The addition of more responsibilities is difficult to gauge, Allen says. Right now, the company is more focused on deployment.
“My wish list, I'd love her to have a vacuum connected to her,” the executive says. “But it's not something I control right now. But it is something that we constantly talk about—what could be the future. And we're constantly thinking about new things.”
The biggest learning from the 10-restaurant test is making sure Rita’s interface is simple enough for non-technical individuals to quickly switch its modes, whether that’s from server to host, or birthday singing to bussing. The other issue is working on the robot’s navigation around pulled out chairs or children walking in front of it. In addition, Chili’s and Bear Robotics slightly modified Rita’s tray size so it could carry all the necessary items a team member would hold to a busy six-top table on a Friday night.
Chili’s minimum threshold for acceptance of errors is 99 percent or higher. Allen estimates Rita is currently around 99.6 percent functional, but he says that could quickly switch to 99.3 percent the next day. If there is a problem, it’s usually when the robot is “lost in space” as it moves around the restaurant and must be re-centered by an employee. But again, that happens 1 percent of the time or less.
The company is expanding tests as the industry faces a prolonged labor battle. During March, food services and drinking places employed roughly 11.54 million workers, which is about 750,000 shy of February 2020, reaffirming to many that restaurants’ labor pool may never return to pre-COVID levels. Because of the rising competition for bodies, wage rates have shot up to attract the best workers.

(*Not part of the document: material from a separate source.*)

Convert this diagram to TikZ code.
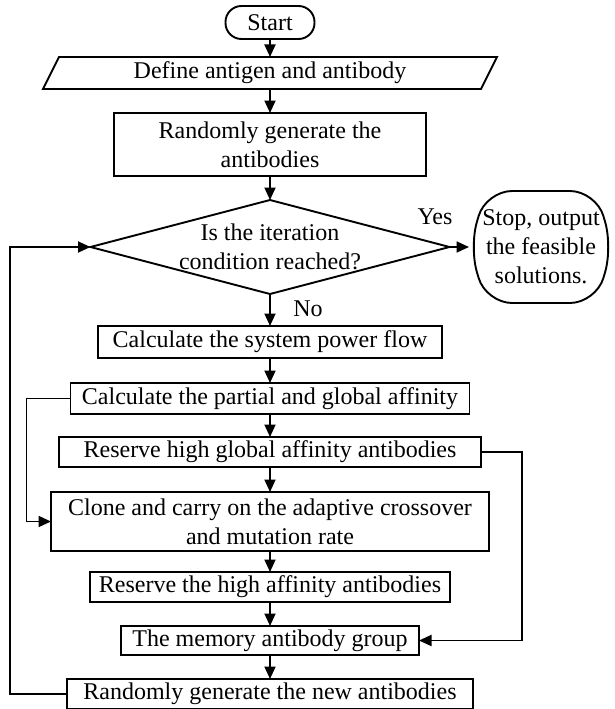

But Allen says Rita’s purpose isn’t to cut down on workforce rosters and save labor costs. Instead, he calls it a “co-automation” experience that improves the workload of existing team members and entertains customers.
Thus far, 77 percent of consumers said their server is spending more time with them because of Rita’s assistance, Allen reports.
“All those metrics come into play to say, hey, they're utilizing the robot in the function they need to, so we're excited about what the guest is saying and what the team member is saying,” Allen says.